Soyons honnêtes. Justin Trudeau n'a pas vraiment « pris la décision d'expulser » Jody Wilson-Raybould et Jane Philpott, comme il a dit mardi. Il a plutôt attendu que tout mène à l'expulsion des deux députées. Puis il a prononcé tardivement, finalement, le mot « expulsion » alors qu'il y en était presque forcé...

On a déjà vu preuve de leadership plus convaincante.

Deux mois après le début de l'affaire SNC-Lavalin, il apparaît clair que le premier ministre a attendu bien trop longtemps avant de se rendre à l'évidence : les deux élues récalcitrantes n'avaient tout simplement plus leur place dans un parti qu'elles tiraient chaque jour vers le bas. Volontairement.

Mmes Wilson-Raybould et Philpott n'étaient pas tant des « insoumises », comme les a qualifiées Le Devoir hier, que des infidèles. Elles ont manqué de fidélité, de loyauté envers un parti qu'elles continuaient pourtant de représenter.

Elles jouaient sur les deux tableaux, attaquant la probité du chef d'une formation... dont elles se disaient solidaires. Critiquant l'intégrité d'un gouvernement... dont elles disaient souhaiter la réélection. Une situation intenable, pour ne pas dire incohérente.

Que les deux femmes aient voulu alerter les Canadiens de « pressions indues », passe encore. On peut comprendre la motivation. Mais au fil des semaines, il apparaissait de plus en plus évident que les deux anciennes ministres étaient davantage en mode vengeance que transparence, exigeant la tête de tous les proches de Trudeau.  

L'enregistrement du greffier du Conseil privé à son insu par Mme Wilson-Raybould en était bien sûr la preuve ultime. Pourquoi une telle mise en scène dès décembre dernier, sinon pour piéger ?

Mais avant même que ce guet-apens ait été dévoilé, les exemples pointant vers une stratégie malveillante de la part des deux femmes étaient nombreux. Pensons au tout premier témoignage de Mme Wilson-Raybould lorsqu'elle a tracé un parallèle avec l'époque Nixon. En parlant du fameux « massacre du samedi soir », elle évoquait un épisode du pire scandale politique américain, le Watergate !

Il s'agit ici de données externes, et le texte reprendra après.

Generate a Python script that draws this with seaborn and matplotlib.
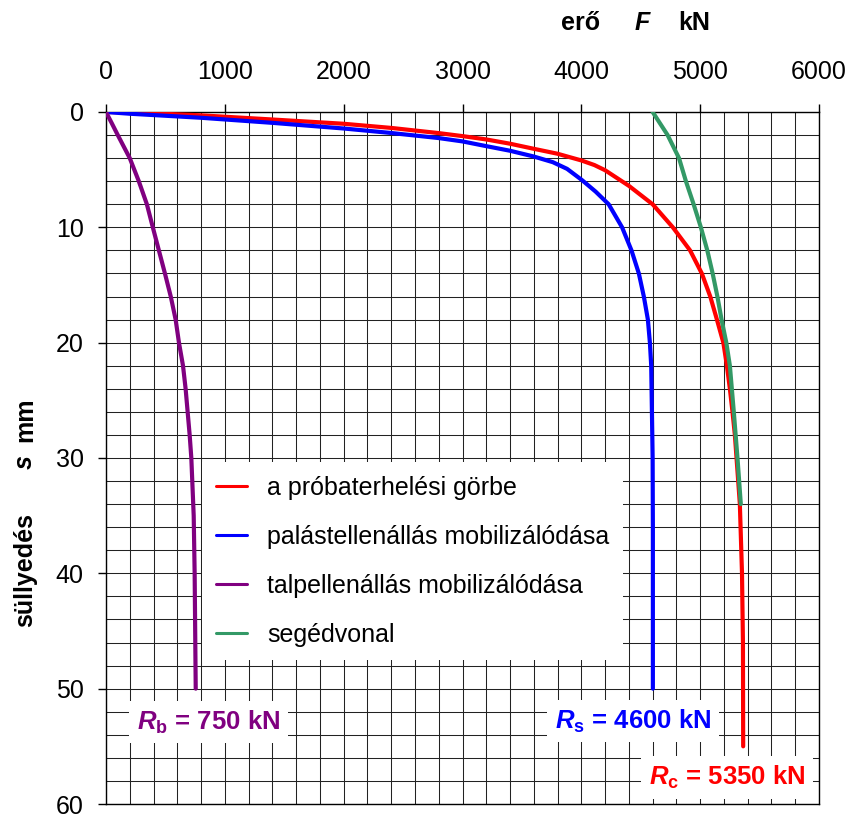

Pensons à l'entrevue qu'a accordée Mme Philpott au lendemain du budget fédéral. Non seulement a-t-elle invité le Maclean's a son bureau parlementaire pour se plaindre d'être muselée, mais elle a aussi choisi d'inviter personnellement le chroniqueur qui venait de qualifier son patron d'« imposteur » en une du magazine !

Or, cet évident manque de loyauté avait beau s'étaler sur la place publique chaque jour, les deux élues avaient beau être incapables de réitérer leur confiance envers leur chef, ce dernier continuait de tendre l'autre joue. Il le faisait même en souriant, en répétant qu'il était « très content » que les deux femmes veuillent représenter son parti aux prochaines élections !

Est-ce que Trudeau a fait preuve d'un leadership moderne en se montrant patient et compréhensif plutôt que ferme et intransigeant ? Pas du tout.

L'époque a changé, c'est vrai. Les chefs ne sont plus les bienvenus de crier et de mettre le poing sur la table à la moindre contrariété.

Mais même les leaders les plus modernes doivent établir des limites à ne pas dépasser ! Ce n'est pas une question d'ultrapartisanerie, mais bien de respect.

Et comment distingue-t-on un chef ? Par le respect qu'il sait imposer, justement.

Il y a en ce sens une certaine naïveté à croire que patienter, c'est gouverner. Qu'on peut toujours « rassembler ». Qu'il suffit de tendre la main et de s'embrasser. Qu'on peut éviter tout risque politique en se montrant gentil et conciliant.

D'ailleurs, le premier ministre l'a prouvé lui-même dans le passé. Quand on pense aux épisodes où Justin Trudeau a fait preuve de leadership, on pense à quoi ? Aux moments où il a pris des risques. En promettant des déficits. En montrant la porte aux sénateurs libéraux. En fonçant avec la légalisation du cannabis. En imposant la taxe carbone.

Et le problème avec les cas Wilson-Raybould et Philpott, c'est que le premier ministre a tout fait, non pas pour régler l'épineuse situation, mais pour minimiser le plus possible les risques électoraux pour son gouvernement.

C'est ainsi que mardi soir, devant son caucus, il avait beau parler fort et s'exprimer avec vigueur, il avait l'air d'un leader affaibli. Qui laisse les circonstances dicter ses décisions plutôt que l'inverse.

Certains affirment que Trudeau a bien fait de ne pas expulser les deux anciennes ministres avant, car les conséquences auraient été grandes. C'est vrai. Mais alors que cette affaire dure depuis bientôt deux mois, on peut se demander si les conséquences de l'attentisme ne sont pas plus grandes encore.